Pictures help Ray Beebe remember. The retired lieutenant flew C-47s in World War II. His photo album contains countless stories, but not all of them. Beebe remembers a fellow soldier telling him about German prisoners in an American camp.

"He said they captured 30 and they only turned in two names, so the other 28 were done away with somewhere," Beebe said.

Beebe was not there, but he said he knows in war, rules can change.

"It probably wasn't right. You get beat around by somebody, and you get a chance to get even with somebody, you're going to," Beebe said.

Beebe said he does not excuse what happened in Iraq, but he said the controversy is big only because it was captured on film.

"We get hammered on something like this with those prisoners and yet look what they're doing to our guys and have done, and will will do if they get the chance," he said.

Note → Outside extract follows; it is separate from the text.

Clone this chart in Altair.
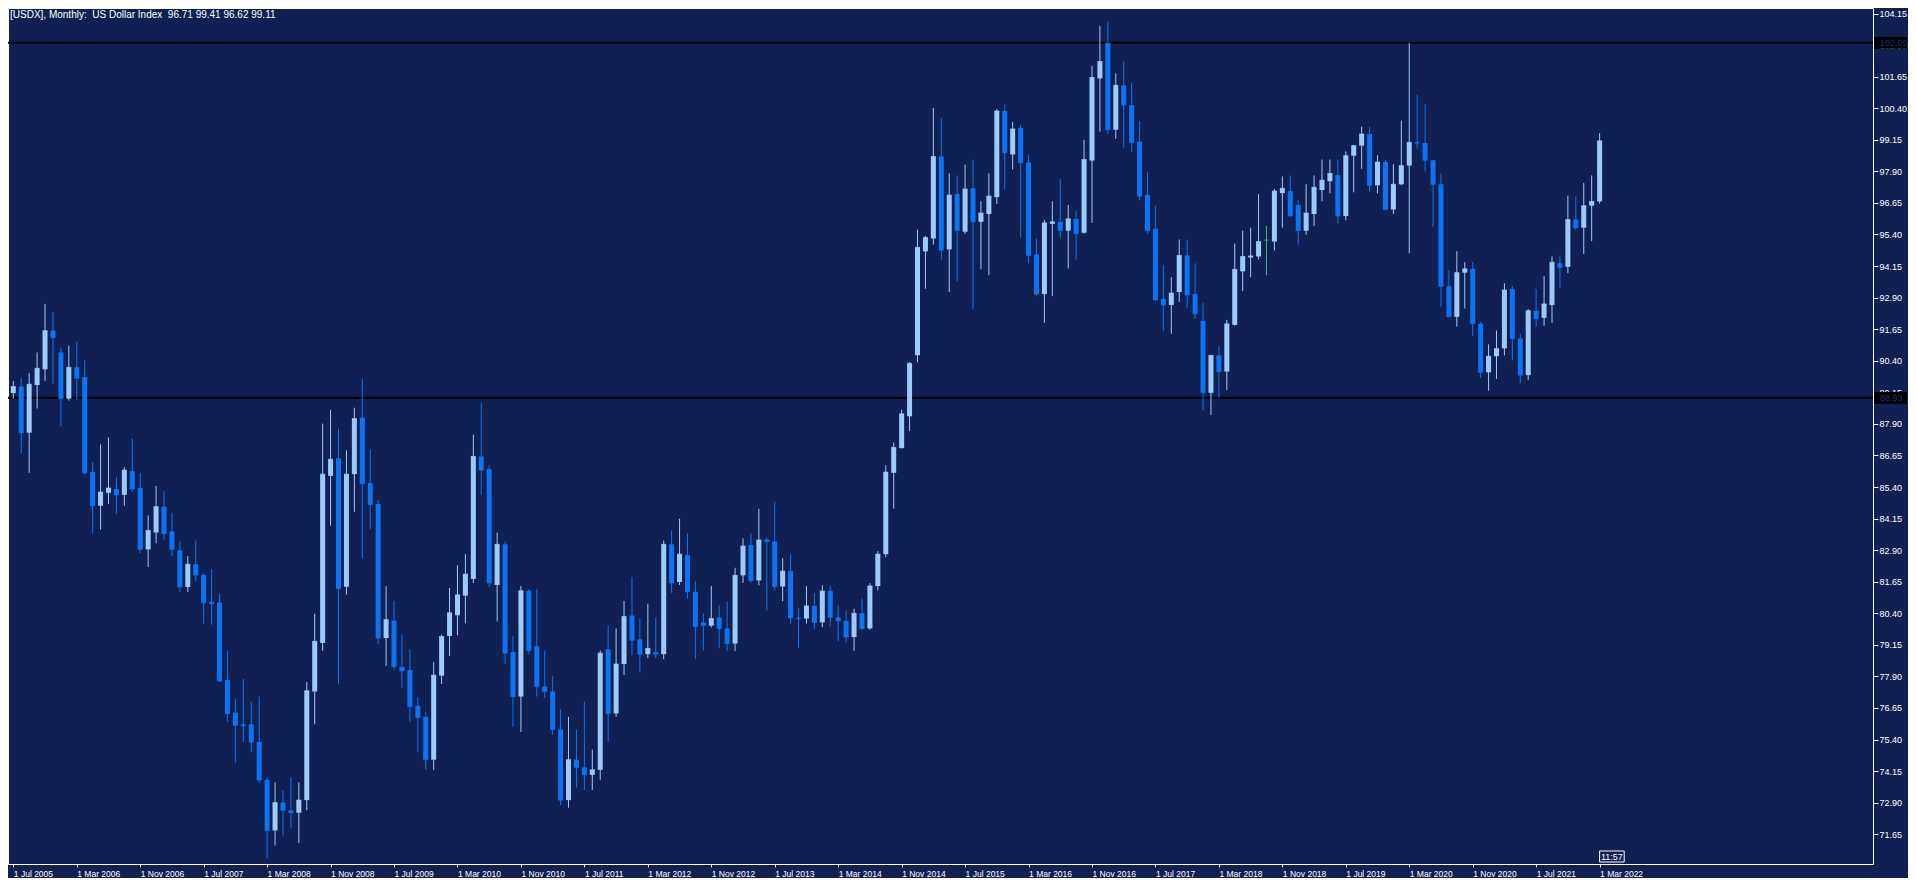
import altair as alt
import pandas as pd

# ---------------- data (monthly USDX candles, Jul 2005 .. Mar 2022) ----------------
opens = [
    89.12, 89.38, 87.55, 89.44, 90.06, 91.59, 90.73, 88.90, 90.14, 89.75,
    85.99, 84.66, 85.17, 85.32, 85.09, 86.03, 85.36, 82.93, 83.60, 84.62,
    83.64, 82.89, 81.44, 82.34, 81.91, 80.85, 80.82, 77.76, 76.47, 76.00,
    76.00, 75.30, 73.80, 71.80, 72.90, 72.60, 72.50, 73.00, 77.30, 79.22,
    85.84, 86.54, 81.45, 85.91, 88.14, 85.56, 84.73, 79.42, 80.11, 78.28,
    78.15, 76.74, 76.30, 74.60, 77.93, 79.50, 80.32, 81.10, 81.76, 86.61,
    86.11, 81.52, 83.13, 78.86, 77.10, 81.29, 79.09, 77.50, 77.30, 75.80,
    73.00, 74.60, 74.30, 74.00, 74.20, 78.97, 76.43, 78.39, 80.31, 79.37,
    78.78, 78.86, 78.78, 83.13, 81.64, 82.70, 81.25, 80.03, 79.91, 80.23,
    79.80, 79.20, 81.90, 83.10, 81.70, 83.32, 83.24, 81.46, 82.07, 80.22,
    80.19, 80.69, 80.04, 81.28, 80.24, 80.10, 79.46, 80.40, 79.80, 81.48,
    82.74, 85.96, 86.94, 88.20, 90.62, 94.73, 95.24, 98.49, 94.81, 97.00,
    95.51, 97.23, 95.90, 96.21, 96.88, 100.29, 98.57, 99.62, 98.25, 94.61,
    93.04, 95.82, 95.90, 95.55, 96.02, 95.47, 98.33, 101.58, 102.99, 99.55,
    101.31, 100.53, 99.08, 96.96, 95.63, 92.84, 92.61, 93.12, 94.57, 93.04,
    91.98, 89.13, 90.61, 89.97, 91.82, 93.94, 94.49, 94.53, 95.18, 95.12,
    97.04, 97.12, 96.57, 95.55, 96.21, 97.16, 97.51, 97.75, 96.13, 98.52,
    98.92, 99.38, 97.35, 98.27, 96.39, 97.39, 98.13, 99.05, 99.02, 98.34,
    97.39, 93.35, 92.14, 93.89, 94.04, 91.87, 89.94, 90.58, 90.89, 93.24,
    91.28, 89.83, 92.38, 92.10, 92.61, 94.26, 94.12, 95.99, 95.67, 96.54,
    96.71,
]
highs = [
    89.60, 89.71, 89.91, 90.73, 92.65, 92.33, 90.92, 91.00, 91.16, 90.42,
    86.38, 87.09, 87.36, 85.79, 86.18, 87.32, 85.95, 84.27, 85.44, 85.24,
    84.38, 83.24, 82.66, 83.28, 81.99, 82.15, 81.17, 78.93, 77.00, 77.80,
    76.90, 77.10, 73.90, 73.70, 73.40, 73.90, 73.70, 77.68, 80.38, 87.91,
    88.46, 87.71, 86.85, 88.54, 89.67, 86.89, 84.89, 81.48, 80.89, 79.56,
    78.97, 77.07, 76.50, 78.46, 79.56, 81.40, 82.30, 82.74, 87.48, 88.73,
    86.26, 83.60, 83.24, 79.50, 81.48, 81.36, 81.36, 78.93, 77.90, 76.60,
    76.30, 75.80, 76.90, 75.00, 78.93, 79.91, 79.80, 80.89, 81.83, 80.19,
    80.78, 80.23, 83.28, 83.67, 84.14, 83.56, 81.68, 80.38, 81.48, 80.70,
    80.85, 82.20, 83.37, 83.56, 84.54, 83.40, 84.81, 82.58, 82.74, 80.61,
    81.48, 81.19, 81.51, 81.48, 80.74, 80.50, 80.58, 80.99, 81.59, 82.86,
    86.26, 87.16, 88.46, 90.34, 95.59, 95.35, 100.41, 100.02, 97.82, 97.74,
    98.17, 98.37, 96.72, 97.82, 100.37, 100.56, 99.86, 99.74, 98.57, 95.24,
    95.98, 96.72, 97.59, 96.57, 96.33, 99.15, 102.09, 103.66, 103.82, 101.78,
    102.25, 101.39, 99.90, 97.86, 96.53, 94.18, 93.71, 95.20, 95.20, 94.26,
    92.69, 90.63, 90.96, 92.02, 95.04, 95.55, 95.67, 97.00, 95.74, 97.20,
    97.70, 97.74, 96.76, 97.39, 97.74, 98.37, 98.37, 98.37, 98.69, 98.93,
    99.67, 99.67, 98.54, 98.35, 98.19, 99.91, 102.99, 100.93, 100.56, 98.35,
    97.80, 93.99, 94.74, 94.30, 94.30, 91.95, 91.05, 91.60, 93.47, 93.35,
    91.47, 92.45, 93.24, 93.75, 94.53, 94.57, 96.94, 96.91, 97.44, 97.74,
    99.41,
]
lows = [
    88.90, 86.74, 85.96, 88.51, 89.60, 89.49, 87.80, 88.82, 88.86, 85.90,
    83.56, 83.72, 84.73, 84.34, 84.66, 85.20, 82.77, 82.23, 83.17, 83.32,
    82.66, 81.25, 81.25, 81.68, 79.99, 79.95, 77.68, 76.10, 74.50, 75.30,
    74.90, 73.70, 70.70, 71.20, 71.60, 71.90, 71.30, 72.60, 76.00, 78.91,
    83.87, 77.61, 81.14, 84.42, 82.59, 83.73, 79.18, 78.32, 78.16, 77.46,
    76.10, 74.90, 74.20, 74.20, 77.60, 78.71, 79.53, 80.00, 81.60, 85.09,
    81.44, 80.07, 78.39, 75.90, 75.70, 78.78, 77.10, 77.05, 75.60, 72.80,
    72.70, 73.50, 73.40, 73.40, 73.80, 75.30, 76.30, 77.95, 78.74, 78.07,
    78.62, 78.62, 78.58, 81.21, 81.52, 80.97, 78.58, 78.93, 79.84, 79.01,
    78.90, 78.90, 81.60, 81.60, 81.50, 80.50, 81.30, 80.88, 79.99, 79.03,
    79.99, 79.77, 79.85, 79.88, 79.29, 79.23, 78.91, 79.75, 79.74, 81.30,
    82.62, 84.54, 86.93, 87.61, 90.34, 93.25, 95.00, 94.41, 93.12, 93.55,
    95.43, 92.45, 94.02, 93.79, 96.61, 97.20, 97.98, 95.27, 94.26, 92.96,
    91.90, 92.96, 95.27, 94.06, 94.41, 95.43, 95.86, 99.47, 99.39, 99.19,
    98.84, 98.68, 96.76, 95.43, 92.77, 91.59, 91.47, 92.73, 92.49, 92.06,
    88.44, 88.25, 88.94, 89.23, 91.79, 93.16, 93.71, 94.41, 93.79, 94.77,
    95.67, 96.10, 95.00, 95.39, 95.74, 96.72, 97.03, 95.84, 95.96, 97.07,
    98.00, 97.10, 97.03, 96.36, 96.21, 97.35, 94.65, 98.80, 97.90, 95.71,
    92.55, 92.13, 91.75, 92.47, 91.38, 89.72, 89.21, 89.68, 90.61, 90.41,
    89.51, 89.63, 91.75, 91.79, 91.90, 93.28, 93.87, 95.57, 94.63, 95.14,
    96.62,
]
closes = [
    89.38, 87.55, 89.47, 90.10, 91.59, 91.32, 88.90, 90.14, 89.71, 85.96,
    84.66, 85.20, 85.36, 85.09, 86.07, 85.32, 82.93, 83.68, 84.62, 83.56,
    82.93, 81.44, 82.34, 81.91, 80.82, 80.78, 77.72, 76.43, 75.96, 75.95,
    75.30, 73.80, 71.80, 72.90, 72.60, 72.50, 73.00, 77.33, 79.29, 85.91,
    86.50, 81.38, 85.91, 88.11, 85.53, 84.71, 79.42, 80.15, 78.28, 78.12,
    76.70, 76.27, 74.60, 77.95, 79.48, 80.42, 81.13, 81.95, 86.61, 86.07,
    81.60, 83.13, 78.82, 77.10, 81.29, 78.93, 77.50, 77.30, 75.80, 73.00,
    74.60, 74.30, 74.00, 74.20, 78.82, 76.43, 78.39, 80.27, 79.33, 78.78,
    79.01, 78.78, 83.13, 81.60, 82.74, 81.25, 79.87, 79.91, 80.19, 79.80,
    79.20, 81.90, 83.06, 81.70, 83.30, 83.24, 81.46, 82.07, 80.22, 80.19,
    80.69, 80.04, 81.28, 80.24, 80.10, 79.46, 80.40, 79.80, 81.48, 82.74,
    85.99, 86.97, 88.30, 90.30, 94.89, 95.28, 98.49, 94.78, 96.96, 95.55,
    97.20, 95.90, 96.25, 96.92, 100.29, 98.64, 99.58, 98.25, 94.57, 93.04,
    95.86, 95.90, 95.55, 96.02, 95.43, 98.37, 101.62, 102.25, 99.55, 101.31,
    100.53, 99.04, 96.92, 95.55, 92.81, 92.61, 93.08, 94.57, 93.00, 92.26,
    89.13, 90.61, 89.97, 91.86, 94.02, 94.53, 94.55, 95.12, 95.18, 97.12,
    97.23, 96.14, 95.55, 96.25, 97.27, 97.55, 97.82, 96.13, 98.52, 98.92,
    99.38, 97.35, 98.27, 96.39, 97.39, 98.13, 99.05, 99.02, 98.34, 97.39,
    93.35, 92.14, 93.89, 94.04, 91.87, 89.94, 90.58, 90.88, 93.20, 91.28,
    89.83, 92.38, 92.06, 92.65, 94.30, 94.10, 95.99, 95.67, 96.54, 96.71,
    99.11,
]

date_labels = [
    "1 Jul 2005", "1 Mar 2006", "1 Nov 2006", "1 Jul 2007", "1 Mar 2008",
    "1 Nov 2008", "1 Jul 2009", "1 Mar 2010", "1 Nov 2010", "1 Jul 2011",
    "1 Mar 2012", "1 Nov 2012", "1 Jul 2013", "1 Mar 2014", "1 Nov 2014",
    "1 Jul 2015", "1 Mar 2016", "1 Nov 2016", "1 Jul 2017", "1 Mar 2018",
    "1 Nov 2018", "1 Jul 2019", "1 Mar 2020", "1 Nov 2020", "1 Jul 2021",
    "1 Mar 2022",
]
date_label_index = [0, 8, 16, 24, 32, 40, 48, 56, 64, 72, 80, 88, 96, 104,
                    112, 120, 128, 136, 144, 152, 160, 168, 176, 184, 192, 200]
price_ticks = [71.65, 72.90, 74.15, 75.40, 76.65, 77.90, 79.15, 80.40, 81.65,
               82.90, 84.15, 85.40, 86.65, 87.90, 89.15, 90.40, 91.65, 92.90,
               94.15, 95.40, 96.65, 97.90, 99.15, 100.40, 101.65, 102.90, 104.15]
levels = [102.99, 88.93]
symbol = "[USDX]"
timeframe = "Monthly"
description = "US Dollar Index"
countdown = "11:57"

# ---------------- style ----------------
W, H = 1865, 856
BG = "#112053"
BULL = "#9CCBFA"
BEAR = "#0C74F2"
DOJI = "#3CB878"
FONT = "Liberation Sans"
NB = "\u00a0"

df = pd.DataFrame({"k": list(range(len(opens))), "o": opens, "h": highs,
                   "l": lows, "c": closes})

xs = alt.Scale(domain=[-0.04, 233.84], nice=False, zero=False)
ys = alt.Scale(domain=[70.47, 104.37], nice=False, zero=False)

label_expr = ("[" + ",".join("'%s'" % s for s in date_labels) + "]"
              "[round(datum.value / 8)]")
x_axis = alt.Axis(values=date_label_index, labelExpr=label_expr, title=None,
                  grid=False, domain=False, ticks=True, tickSize=3,
                  tickColor="white", labelColor="white", labelFont=FONT,
                  labelFontSize=8.5, labelAlign="left", labelBaseline="top",
                  labelPadding=2, labelOffset=0, labelOverlap=False)
y_axis = alt.Axis(values=price_ticks, format=".2f", title=None, orient="right",
                  grid=False, domain=False, ticks=True, tickSize=5,
                  tickColor="white", labelColor="white", labelFont=FONT,
                  labelFontSize=9, labelPadding=1, labelBaseline="middle",
                  labelOverlap=False)

X = alt.X("k:Q", scale=xs, axis=x_axis)

base = alt.Chart(df).transform_calculate(
    dir="datum.c > datum.o ? 'bull' : (datum.c < datum.o ? 'bear' : 'doji')"
)
color = alt.Color("dir:N", legend=None,
                  scale=alt.Scale(domain=["bull", "bear", "doji"],
                                  range=[BULL, BEAR, DOJI]))

wicks = base.mark_rule(strokeWidth=1).encode(
    x=X, y=alt.Y("l:Q", scale=ys, axis=y_axis), y2="h:Q", color=color)
bodies = base.mark_bar(size=5).encode(
    x=X, y=alt.Y("o:Q", scale=ys, axis=y_axis), y2="c:Q", color=color)
flat = base.mark_tick(orient="horizontal", size=5, thickness=1).encode(
    x=X, y=alt.Y("c:Q", scale=ys, axis=y_axis), color=color)

lv = pd.DataFrame({"lvl": levels})
level_lines = alt.Chart(lv).mark_rule(color="black", strokeWidth=2).encode(
    y=alt.Y("lvl:Q", scale=ys, axis=y_axis))
level_boxes = alt.Chart(lv).transform_calculate(
    lo="datum.lvl - 0.23", hi="datum.lvl + 0.23"
).mark_rect(color="black").encode(
    x=alt.value(W + 1), x2=alt.value(W + 34),
    y=alt.Y("lo:Q", scale=ys, axis=y_axis), y2="hi:Q")
level_text = alt.Chart(lv).mark_text(
    align="left", baseline="middle", font=FONT, fontSize=9, color="#1E3278"
).encode(x=alt.value(W + 7), y=alt.Y("lvl:Q", scale=ys, axis=y_axis),
         text=alt.Text("lvl:Q", format=".2f"))

title_txt = "%s, %s:%s%s%s%s%.2f %.2f %.2f %.2f" % (
    symbol, timeframe, NB + " ", description, NB + " ", "",
    opens[-1], highs[-1], lows[-1], closes[-1])
title = alt.Chart(pd.DataFrame({"t": [title_txt]})).mark_text(
    align="left", baseline="middle", font=FONT, fontSize=10, color="white"
).encode(x=alt.value(2), y=alt.value(7), text="t:N")

cd = pd.DataFrame({"k": [len(opens) - 1], "t": [countdown]})
cd_box = alt.Chart(cd).transform_calculate(k2="datum.k + 3.1").mark_rect(
    fill=BG, stroke="white", strokeWidth=1
).encode(x=X, x2="k2:Q", y=alt.value(H - 13), y2=alt.value(H - 2))
cd_text = alt.Chart(cd).transform_calculate(km="datum.k + 1.55").mark_text(
    align="center", baseline="middle", font=FONT, fontSize=9, color="white"
).encode(x=alt.X("km:Q", scale=xs, axis=x_axis), y=alt.value(H - 7.5), text="t:N")

chart = alt.layer(
    level_lines, wicks, bodies, flat, level_boxes, level_text, title, cd_box, cd_text
).resolve_scale(color="shared").properties(
    width=W, height=H,
    padding={"left": 0, "top": 0, "right": 35, "bottom": 14},
    autosize=alt.AutoSizeParams(type="none"),
    background=BG,
).configure_view(stroke="white", strokeWidth=1)

chart.save("out.html", embed_options={"renderer": "svg", "actions": False})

Military expert Capt. Craig Marks said the reality of war is uglier than most imagine.

"It's not 'Hogan's Heroes,'" Marks said. "We like in America to look at this clean, antiseptic, we'll drop some bombs, and they'll give up. Then, we'll build them a Gap store and a McDonald's. It's not the way warfare is."

The photo scandal has embarassed the military. Marks fears that because of it, American leaders will clamp down on interrogation, causing intelligence agencies to miss information that could save American lives.

Marks, who served in the special forces, said some of the tactics are tough, but necessary evils. Marks also called what he saw in the photos, "amateur hour." He said the young soldiers pictured probably watched professional interrogators and then tried to emulate them.